Continuity IRA (CIRA) has splintered into several competing factions. These groups continue to be dangerous. Over the last six months they have been responsible for a shooting attack against PSNI officers in Craigavon as well as multiple hoax devices. These hoaxes are extremely disruptive to the community with families evacuated from their homes and suffering from a range of disturbances on an all too regular basis.
Groups involved in these terrorist attacks continue to engage in a range of criminal activity including fuel laundering, smuggling, drug dealing, robbery and extortion.
The threat level in Great Britain remains at “Moderate”, which means an attack is possible but not likely. We recognise, however, that dissident republican terrorists continue in their aspiration to conduct an attack in Great Britain. All threat levels are, of course, kept under constant review.
Activity of loyalist paramilitary groups
As noted in my last statement on the security situation in Northern Ireland, the UDA and UVF leadership remain committed to their ceasefires, although individuals associated with these groups continue to be engaged in criminal activity.

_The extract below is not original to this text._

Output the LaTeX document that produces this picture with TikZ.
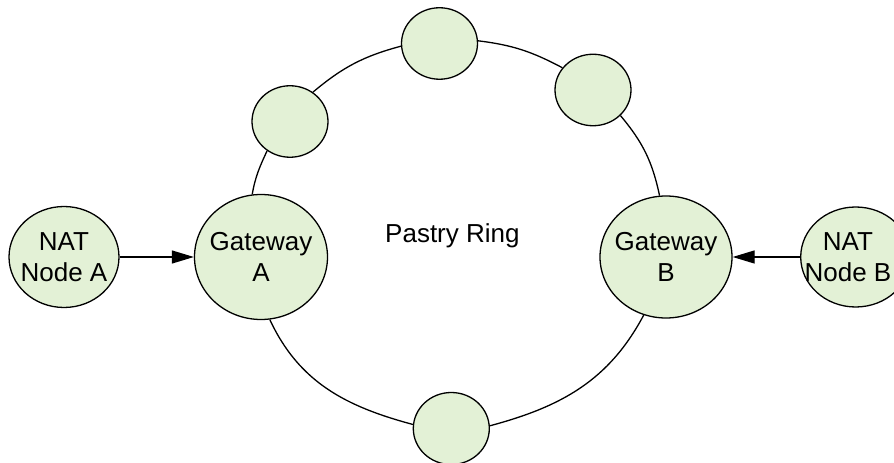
\documentclass[tikz,border=0pt]{standalone}
\usepackage{fontspec}
\setmainfont{Liberation Sans}
\usetikzlibrary{arrows.meta,shapes.geometric}
\definecolor{nodefill}{RGB}{227,241,214}
\begin{document}
\begin{tikzpicture}[x=1pt,y=1pt,
  ell/.style={ellipse,draw=black,line width=1.3pt,fill=nodefill,inner sep=0pt},
  big/.style={ell,minimum width=133pt,minimum height=125pt},
  nat/.style={ell,minimum width=110pt,minimum height=101pt},
  small/.style={ell,minimum width=76pt,minimum height=71.5pt},
  txt/.style={align=center,font=\fontsize{26}{31}\selectfont,inner sep=0pt},
  ring/.style={line width=1.3pt},
  arr/.style={line width=1.3pt,-{Triangle[length=22pt,width=13pt]}}]
\useasboundingbox (0,0) rectangle (894,463);
% ring connectors (drawn first, nodes cover ends)
\node[big] (gwA) at (261,206) {};
\node[big,minimum width=132pt,minimum height=122pt] (gwB) at (666,206) {};
\node[small] (ul) at (290,341.5) {};
\node[small] (top) at (439.5,419.5) {};
\node[small] (ur) at (593,373) {};
\node[small,minimum height=72pt] (bot) at (451.3,34.5) {};
\node[nat] (natA) at (64,206) {};
\node[nat,minimum height=100pt] (natB) at (855.7,206) {};
\draw[ring] (ul.52) to[out=40,in=195] (top.184);
\draw[ring] (top.4) to[out=-7,in=152] (ur.144);
\draw[ring] (ur.-43) to[out=-50,in=102] (gwB.96);
\draw[ring] (ul.-128) to[out=-115,in=80] (gwA.98);
\draw[ring] (gwA.-82) to[out=-65,in=165] (bot.174);
\draw[ring] (gwB.-111) to[out=-118,in=15] (bot.4);
\draw[arr] (natA.east) -- (gwA.west);
\draw[arr] (natB.west) -- (gwB.east);
\node[txt] (gwAt) at (gwA) {Gateway\\A};
\node[txt] (gwBt) at (gwB) {Gateway\\B};
\node[txt] (natAt) at (natA) {NAT\\Node A};
\node[txt] (natBt) at (848,206) {NAT\\Node B};
\node[txt,anchor=base west] (ringt) at (385,220.7) {Pastry Ring};
\end{tikzpicture}
\end{document}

Paramilitary-style shootings and assaults
Throughout this period, paramilitary style attacks continued with involvement by both republican and loyalist groups. These attacks, which include beatings, shootings and even murder, continue to cause significant and irreparable harm to families on both sides of the community.
The Government continue to offer their full support to the PSNI to ensure that they have the capability they need to tackle the threat. The Government recently confirmed that the PSNI will receive an additional £31 million funding in 2015-16 to tackle the threat faced from terrorism in Northern Ireland. That funding package extends the £199.5 million of support provided to the PSNI by this Government in 2011. The ongoing provision of £31 million in security funding for the PSNI is part of the Government’s continuing strategy to maintain pressure on the terrorists to make Northern Ireland a safer place for everyone.
Co-operation across Government and agencies has been strengthened by the working arrangements around the G8 summit, including even stronger links with Irish counterparts. I hope that these new relationships can provide a sound basis on which to further enhance our work on tackling the threat faced in Northern Ireland. Cross-border co-operation with An Garda Siochana remains strong and they continue to work with PSNI to ensure that those who exploit the border for criminality and terrorism are bought to justice. I would like to take this opportunity to pay tribute to the role of An Garda Siochana in ensuring a successful, safe and secure G8 summit. I keep in very close contact with the Northern Ireland Justice Minster, David Ford, and the Irish Minister for Justice and Equality, Alan Shatter TD.
There have been some striking successes for Northern Ireland this year, not least of which is the G8. The Government are committed to building on that success. However, the significant public disorder that has occurred on and around 12 July provides an illustration of some of the continuing policing and security challenges in Northern Ireland.
We remain fully committed to tackling the threat from terrorism and keeping the people of Northern Ireland safe and secure.